Radius Walk feels contemplative but, through Jernberg, carries a subtle sensuality which is amplified by electronica so sharp and fluttering that, at times, they come as close as butterflies in a 3D film. There is an overall tactility to the sound that is not unlike the sensation of soft vibrations from a touchscreen. 

Now, while I realise that I have just made this sound like a Japanese cleaning robot’s idea of an erotic thought, there is something to be said about this album’s tightrope walk between detached, electronic movements, playfulness and the good old human search for meaning right in the middle of it all.
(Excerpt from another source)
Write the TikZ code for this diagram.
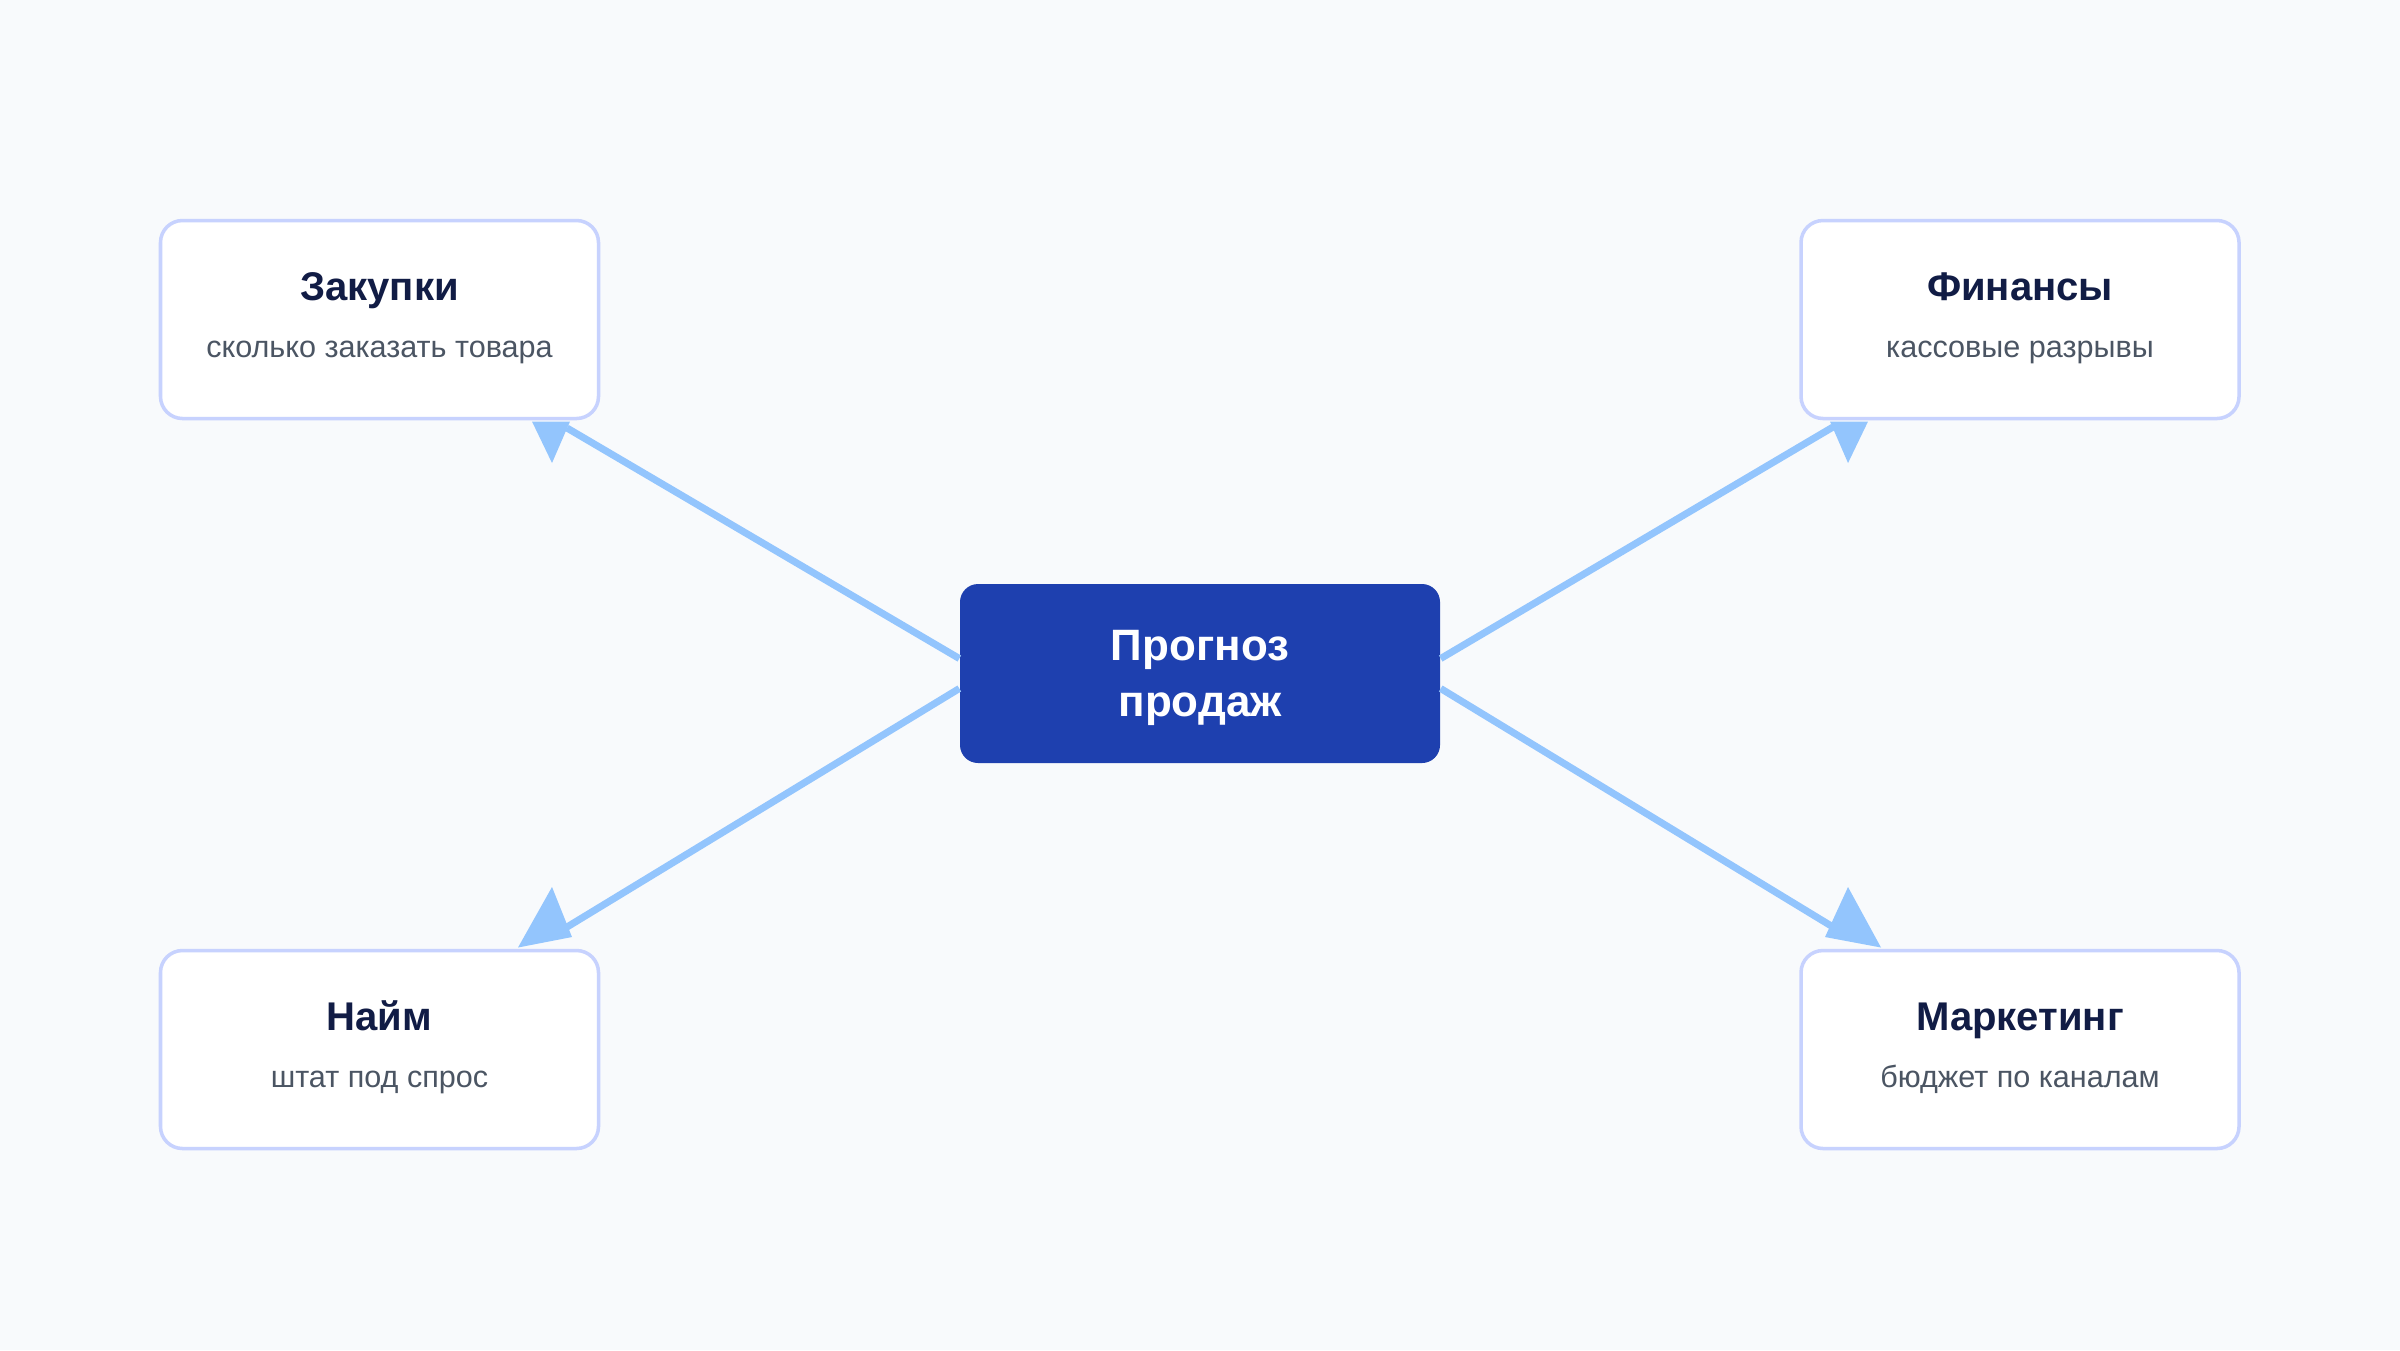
\documentclass[tikz,border=0pt]{standalone}
\usepackage{fontspec}
\setmainfont{Liberation Sans}
\usepackage{xcolor}
\usepackage{tikz}
\usetikzlibrary{calc}
\definecolor{pagebg}{HTML}{F8FAFC}
\definecolor{cardline}{HTML}{C7D2FE}
\definecolor{hubblue}{HTML}{1E40AF}
\definecolor{linkblue}{HTML}{93C5FD}
\definecolor{titleink}{HTML}{111C45}
\definecolor{subink}{HTML}{4B5563}
\tikzset{
	card/.style={draw=cardline, line width=1pt, fill=white, rounded corners=0.22cm,
		minimum width=4.38cm, minimum height=1.98cm, inner sep=0pt},
	hub/.style={fill=hubblue, rounded corners=0.18cm, minimum width=4.8cm,
		minimum height=1.79cm, inner sep=0pt},
	ttl/.style={anchor=base, text=titleink, font=\fontsize{11.4}{13}\selectfont\bfseries},
	sub/.style={anchor=base, text=subink, font=\fontsize{8.7}{11}\selectfont},
	hubtxt/.style={anchor=base, text=white, font=\fontsize{12.5}{15}\selectfont\bfseries},
	link/.style={draw=linkblue, line width=2pt},
	tip/.style={fill=linkblue}
}

\begin{document}
\begin{tikzpicture}
						\fill[pagebg] (0,0) rectangle (24,-13.5);
						\useasboundingbox (0,0) rectangle (24,-13.5);
						
						\coordinate (TL) at (3.795,-3.195);
						\coordinate (TR) at (20.2,-3.195);
						\coordinate (BL) at (3.795,-10.495);
						\coordinate (BR) at (20.2,-10.495);
						\coordinate (M) at (12,-6.735);
						
						% boxes
						\node[card] (buy) at (TL) {};
						\node[card] (fin) at (TR) {};
						\node[card] (hire) at (BL) {};
						\node[card] (mkt) at (BR) {};
						\node[hub] (hub) at (M) {};
						
						\node[ttl] (buy-t) at ([yshift=0.195cm]buy.center) {Закупки};
						\node[sub] (buy-s) at ([yshift=-0.375cm]buy.center) {сколько заказать товара};
						\node[ttl] (fin-t) at ([yshift=0.195cm]fin.center) {Финансы};
						\node[sub] (fin-s) at ([yshift=-0.375cm]fin.center) {кассовые разрывы};
						\node[ttl] (hire-t) at ([yshift=0.195cm]hire.center) {Найм};
						\node[sub] (hire-s) at ([yshift=-0.375cm]hire.center) {штат под спрос};
						\node[ttl] (mkt-t) at ([yshift=0.195cm]mkt.center) {Маркетинг};
						\node[sub] (mkt-s) at ([yshift=-0.375cm]mkt.center) {бюджет по каналам};
						
						\node[hubtxt] (hub-a) at ([yshift=0.128cm]hub.center) {Прогноз};
						\node[hubtxt] (hub-b) at ([yshift=-0.432cm]hub.center) {продаж};
						
						% arrow ends
						\coordinate (buy-e) at (5.67,-4.28);
						\coordinate (fin-e) at (18.33,-4.27);
						\coordinate (hire-e) at (5.67,-9.27);
						\coordinate (mkt-e) at (18.33,-9.27);
						
						\draw[link] ([yshift=0.15cm]hub.west) -- (buy-e);
						\draw[link] ([yshift=-0.15cm]hub.west) -- (hire-e);
						\draw[link] ([yshift=0.15cm]hub.east) -- (fin-e);
						\draw[link] ([yshift=-0.15cm]hub.east) -- (mkt-e);
						
						\fill[tip] (5.32,-4.215) -- (5.70,-4.215) -- (5.52,-4.63) -- cycle;
						\fill[tip] (18.30,-4.215) -- (18.68,-4.215) -- (18.48,-4.63) -- cycle;
						\fill[tip] (5.52,-8.87) -- (5.72,-9.37) -- (5.18,-9.475) -- cycle;
						\fill[tip] (18.48,-8.87) -- (18.25,-9.37) -- (18.81,-9.475) -- cycle;
					\end{tikzpicture}
\end{document}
What this something is, I shall leave up to you to ponder.

The percussive rhythms on ‘Dust’ and ‘Back’ are deeper, rounder and altogether more powerful than similar musical elements used on Shadows Documents; moods on Radius Walk are no longer just flickers but instead become shaped into subdued emotional outbursts, only to be reined in again on the album’s more conceptual tracks like ‘Arbeit 16’.

Admirers of Julia Holter will find joy in how Jernberg’s voice emerges on ‘Dust’ against a percussion that somehow manages to float and march at the same time. ‘Back’ is droning and creeping, dark and uplifting. Here, Schneider Kacirek prove themselves masters of subtle layering and ambient build-up.

The album’s finale, ‘Smiling’, paints a forbidding journey from exertion to near-smile and back again. Jernberg’s vocals hint at fractured emotions set against a barren promise of happiness. Her exquisite voice on ‘Smiling’, a distracted pep-talk lacking conviction, divides into beautiful fragments with razor-sharp edges that cut through any make-believe and ride a sea of smooth, permanent, prodding, percussive motions.

It took me a bit of research into Jernberg’s work to realise that the pained sounds stretching from minute 4.00 till 4.18 actually emanate from her vocal chords. Or do they? On Radius Walk, the boundaries between human and machine are at times freakishly blurred. The effect is at times unsettling, at times disarming and, dare I say, enjoyable.